Homeless youths may have one fewer refuge if the North Shore Youth Safe House doesn’t receive an infusion of funding in the near future.
The federal government’s failure to adequately fund shelters “leaves us holding the bag,” said Hollyburn Family Services executive director Nanette Taylor.
The future of North Vancouver’s six-bed facility for homeless teens and runaways is in jeopardy, according to Taylor.
“We’re just frustrated that there’s money available (and) Ottawa is dictating how we get to spend it,” she said.
The federal government has targeted funding through their Housing First model, which focuses on Canadians who are chronically homeless, meaning they’ve been on the street for six straight months or for 90 days within the past year.
While the aim of pursuing housing immediately might be a good fit for most of the country, it’s not working on the North Shore, according to Taylor.

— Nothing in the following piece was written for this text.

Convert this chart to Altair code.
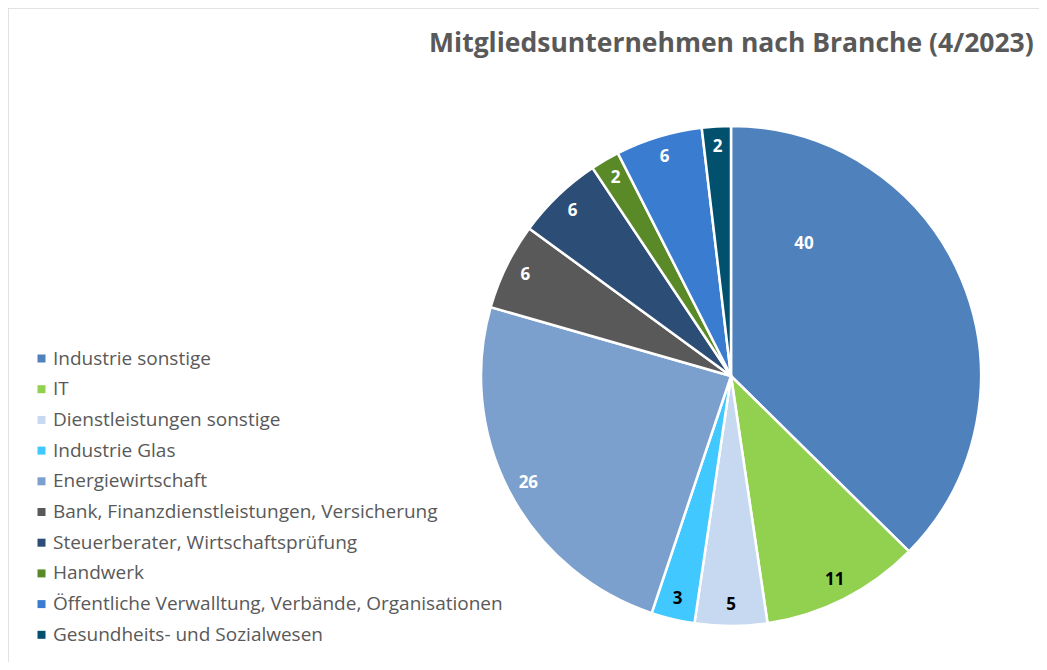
import altair as alt
import pandas as pd

categories = [
    "Industrie sonstige",
    "IT",
    "Dienstleistungen sonstige",
    "Industrie Glas",
    "Energiewirtschaft",
    "Bank, Finanzdienstleistungen, Versicherung",
    "Steuerberater, Wirtschaftsprüfung",
    "Handwerk",
    "Öffentliche Verwalltung, Verbände, Organisationen",
    "Gesundheits- und Sozialwesen",
]
values = [40, 11, 5, 3, 26, 6, 6, 2, 6, 2]
colors = ["#4F81BD", "#92D050", "#C6D9F1", "#40C8FF", "#7BA0CD",
          "#595959", "#2C4D75", "#5A8A27", "#3A7CD0", "#00506E"]
dark_label_cats = ["IT", "Dienstleistungen sonstige", "Industrie Glas"]
title_text = "Mitgliedsunternehmen nach Branche (4/2023)"

df = pd.DataFrame({"cat": categories, "value": values, "idx": list(range(len(values)))})

W, H = 1031, 594
CX, CY, R = 723, 308, 250
FONT = "Open Sans"

base = alt.Chart(df)

arcs = base.mark_arc(stroke="white", strokeWidth=2.5, outerRadius=R).encode(
    x=alt.value(CX),
    y=alt.value(CY),
    theta=alt.Theta("value:Q", stack=True),
    order=alt.Order("idx:Q"),
    color=alt.Color(
        "cat:N",
        sort=categories,
        scale=alt.Scale(domain=categories, range=colors),
        legend=alt.Legend(
            title=None,
            orient="none",
            legendX=24,
            legendY=281,
            symbolType="square",
            symbolSize=64,
            symbolStrokeWidth=0,
            labelFont=FONT,
            labelFontSize=19,
            labelColor="#595959",
            labelLimit=600,
            rowPadding=10.7,
            labelOffset=2,
        ),
    ),
)

labels = base.transform_window(
    cum="sum(value)", sort=[alt.SortField("idx")], frame=[None, 0]
).transform_joinaggregate(
    total="sum(value)"
).transform_calculate(
    start="(datum.cum - datum.value) / datum.total * 2 * PI",
    span="datum.value / datum.total * 2 * PI",
).transform_calculate(
    labA="datum.idx == 0 ? datum.start + 0.215 * datum.span : datum.start + datum.span / 2",
    labR="datum.idx == 0 ? 151 : 229",
).mark_text(font=FONT, fontSize=17, fontWeight="bold", baseline="middle", align="center").encode(
    x=alt.value(CX),
    y=alt.value(CY),
    theta=alt.Theta("labA:Q", scale=None),
    radius=alt.Radius("labR:Q", scale=None),
    text=alt.Text("value:Q"),
    color=alt.condition(
        alt.FieldOneOfPredicate(field="cat", oneOf=dark_label_cats),
        alt.value("black"),
        alt.value("white"),
    ),
)

frame_left = base.mark_rule(color="#D9D9D9", strokeWidth=1.5).encode(
    x=alt.value(0), y=alt.value(-60), y2=alt.value(H)
).transform_filter("datum.idx == 0")
frame_top = base.mark_rule(color="#D9D9D9", strokeWidth=1.5).encode(
    x=alt.value(0), x2=alt.value(W), y=alt.value(-60)
).transform_filter("datum.idx == 0")

chart = alt.layer(arcs, labels, frame_left, frame_top).properties(
    width=W,
    height=H,
    padding={"left": 0, "top": 60, "right": 0, "bottom": 0},
    autosize=alt.AutoSizeParams(type="none"),
    title=alt.TitleParams(
        title_text,
        anchor="end",
        font=FONT,
        fontSize=26.5,
        fontWeight="bold",
        color="#595959",
        offset=0,
        dy=50,
        dx=-6,
    ),
).configure_view(stroke=None)

chart.save("out.html", embed_options={"renderer": "svg", "actions": False})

“In this part of the world … we don’t have affordable housing options. The stock of affordable housing is low to zero, particularly for certain populations, (such as) youth.”
Hollyburn has raised “some very legitimate concerns,” according to North Vancouver Liberal MP Jonathan Wilkinson.
The designation of chronic homelessness is problematic as it doesn’t apply to couch surfers or young people living with abuse, he said.
Wilkinson said he plans to address the issue when in Ottawa this September and hopes the minister responsible will investigate whether it’s necessary to “change the architecture” of the program.
“That’s probably not something that could be fixed in a very short period of time, but it’s probably something that could be addressed within six months or so,” he said.
While the North Shore’s MPs have been receptive to Hollyburn’s concerns, correspondence with Minister of Social Development Jean-Yves Duclos has resulted in “very unsatisfactory responses,” according to Taylor.
With outreach workers “on the streets and in the bushes,” the North Shore Youth Safe House is part of a necessary housing continuum for teenagers fleeing abuse and unstable households, Taylor said.
The safe house would be funded as transitional housing, “but then that eliminates the safe house, and we have 150 kids knocking on the door every year,” Taylor said.
Hollyburn Family Services recently applied to the City of North Vancouver for $30,000 in core funding but were reluctantly rebuffed by council. “I think we’re already going above and beyond,” said Mayor Darrell Mussatto at the July 18 meeting of council, referring to numerous grants Hollyburn Family Services has received from the city. “The other levels of government need to step up.”
Coun. Rod Clark blamed the federal government for Hollyburn’s struggle. “If there’s a group in the community who should be core-funded, it should be Hollyburn Family Services,” Clark said. “As far as I’m concerned, the federal government has dropped the ball on the whole homelessness issue.”
The city is very supportive, according to Taylor. “The real issue is that the criteria has changed,” she said.
Hollyburn Family Services has been soliciting cash from donors and the North Shore’s municipal governments to shore up the annual operating costs – including staffing, repairs and maintenance – of $400,000, but the society is falling short, according to Taylor.
Hollyburn is expecting to cover a third of next year’s operating costs through philanthropic donations.
Hollyburn is also eligible to apply to the City of North Vancouver for a $15,000 community grant in 2017.
The facility has four beds for emergency accommodation and two beds to help youth transition to living on their own. The safe house is staffed all day, every day by family support workers and parent-teen mediation workers. The safe house also provides referrals to medical and mental health support, and educational and vocational counselling.